Everyone agrees there is no “choice” for persons ensnared in the trafficking industry. Yes, industry—with an estimated value over $30 billion. But what about women whose pimps take half their earnings, are abusive, and manipulate the reality of their prostitutes. If they can leave at any time, does that make it a “choice”?
Take a current case Priscilla is working in the Boston area, where a woman waitressed full time but did not make enough to support her 3 children, so the restaurant manager “helped” by pimping her out. They needed the money—eviction loomed. Utilities had already been shut off. She decided she had no choice; she had to do it. Lacking childcare, she left her kids at a movie theater while she went to “work.” Her pimp kept her going longer than the movie and child services took the children. Now she’s under ICE custody awaiting deportation to her native country.
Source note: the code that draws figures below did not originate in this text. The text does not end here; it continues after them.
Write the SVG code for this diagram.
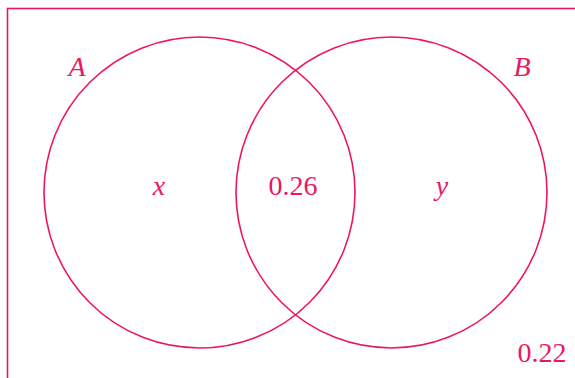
<svg xmlns="http://www.w3.org/2000/svg" width="575" height="378" viewBox="0 0 575 378">
<style>
.s{fill:none;stroke:#EC1763;stroke-width:1.6}
.t{font-family:"Liberation Serif","Times New Roman",serif;font-size:28px;fill:#EC1763;text-anchor:middle}
.i{font-style:italic}
</style>
<rect width="575" height="378" fill="#fff"/>
<g id="universe"><rect class="s" x="7.5" y="8.5" width="600" height="400"/><text class="t" x="542" y="362">0.22</text></g>
<g id="setA"><circle class="s" cx="199.5" cy="192.5" r="155.5"/><text class="t i" x="77" y="76">A</text><text class="t i" x="159" y="195">x</text></g>
<g id="setB"><circle class="s" cx="391.5" cy="192.5" r="155.5"/><text class="t i" x="522" y="76">B</text><text class="t i" x="442" y="195">y</text></g>
<g id="intersection"><text class="t" x="293" y="195">0.26</text></g>
</svg>
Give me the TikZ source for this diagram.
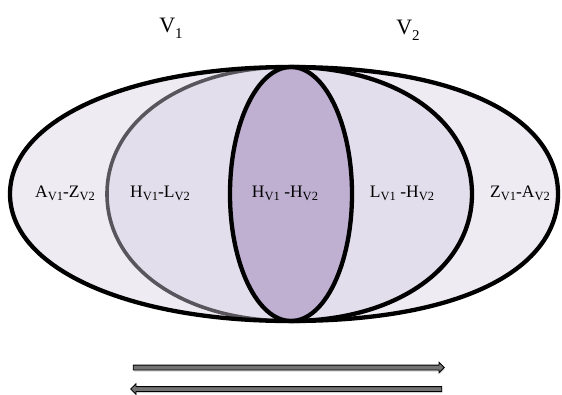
\documentclass[tikz,border=0pt]{standalone}
\usepackage{fontspec}
\setmainfont{Liberation Serif}
\usepackage{xcolor}
\usepackage{tikz}
\usetikzlibrary{shapes.arrows,shadows}
\definecolor{setlight}{RGB}{238,235,243}
\definecolor{setmid}{RGB}{227,222,235}
\definecolor{setcore}{RGB}{191,176,210}
\definecolor{rimgrey}{RGB}{88,85,92}
\newcommand{\sbs}[1]{\raisebox{-3pt}{\fontsize{12.5}{13}\selectfont #1}}
\newcommand{\vsbs}[1]{\raisebox{-6pt}{\fontsize{15}{15}\selectfont #1}}
\tikzset{
rim/.style={
line width=4.3pt,
line join=round
},
setlabel/.style={
inner sep=0pt,
font=\fontsize{17.5}{19}\selectfont
},
vlabel/.style={
inner sep=0pt,
font=\fontsize{22}{24}\selectfont
},
bararrow/.style={
single arrow,
draw=black,
fill=black!55,
line width=0.8pt,
inner sep=2pt,
minimum height=311pt,
single arrow head extend=2.8pt,
drop shadow={opacity=0.35,shadow xshift=0.6pt,shadow yshift=-1.6pt}
}
}
\begin{document}
\begin{tikzpicture}[x=1pt,y=-1pt]
\useasboundingbox[fill=white](0,0) rectangle (562,394);
\coordinate (top) at (290,67);
\coordinate (bot) at (290,321);

% outer area
\fill[setlight](top) .. controls (127,67) and (10,120.3) .. (10,194)
  .. controls (10,267.7) and (127,321) .. (bot)
  .. controls (465,321) and (558,267.7) .. (558,194)
  .. controls (558,120.3) and (465,67) .. (top) -- cycle;
% overlap of V1 and V2
\fill[setmid](top) .. controls (184,67) and (107,120.3) .. (107,194)
  .. controls (107,267.7) and (184,321) .. (bot)
  .. controls (396,321) and (472,267.7) .. (472,194)
  .. controls (472,120.3) and (396,67) .. (top) -- cycle;
\draw[rim,rimgrey,line width=3.6pt](top) .. controls (184,67) and (107,120.3) .. (107,194)
  .. controls (107,267.7) and (184,321) .. (bot);
\draw[rim](top) .. controls (396,67) and (472,120.3) .. (472,194)
  .. controls (472,267.7) and (396,321) .. (bot);
% core
\draw[rim,fill=setcore](291,194) ellipse[x radius=61pt,y radius=127pt];
% outline
\draw[rim](top) .. controls (127,67) and (10,120.3) .. (10,194)
  .. controls (10,267.7) and (127,321) .. (bot)
  .. controls (465,321) and (558,267.7) .. (558,194)
  .. controls (558,120.3) and (465,67) .. (top) -- cycle;

\node[vlabel](lblV1) at (171,28){V\vsbs{1}};
\node[vlabel](lblV2) at (408,30){V\vsbs{2}};

\node[setlabel](lblAZ) at (65,193){A\sbs{V1}-Z\sbs{V2}};
\node[setlabel](lblHL) at (160,193){H\sbs{V1}-L\sbs{V2}};
\node[setlabel](lblHH) at (285,193){H\sbs{V1} -H\sbs{V2}};
\node[setlabel](lblLH) at (402,193){L\sbs{V1} -H\sbs{V2}};
\node[setlabel](lblZA) at (520,193){Z\sbs{V1}-A\sbs{V2}};

\node[bararrow](fwdarrow) at (287.5,367.5){};
\node[bararrow,shape border rotate=180](backarrow) at (287.5,389){};
\end{tikzpicture}
\end{document}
Choice is something most of us take for granted. We don’t have to choose between providing shelter for our children and selling our bodies. What kind of choice is that? Women need to be empowered to create their own identity. They need real options, real choices. Legalizing any sex work gives a cover story, a loophole, protecting pimps and traffickers from prosecution, and it furthers the misconception that sex work is often, or even ever, an empowered choice.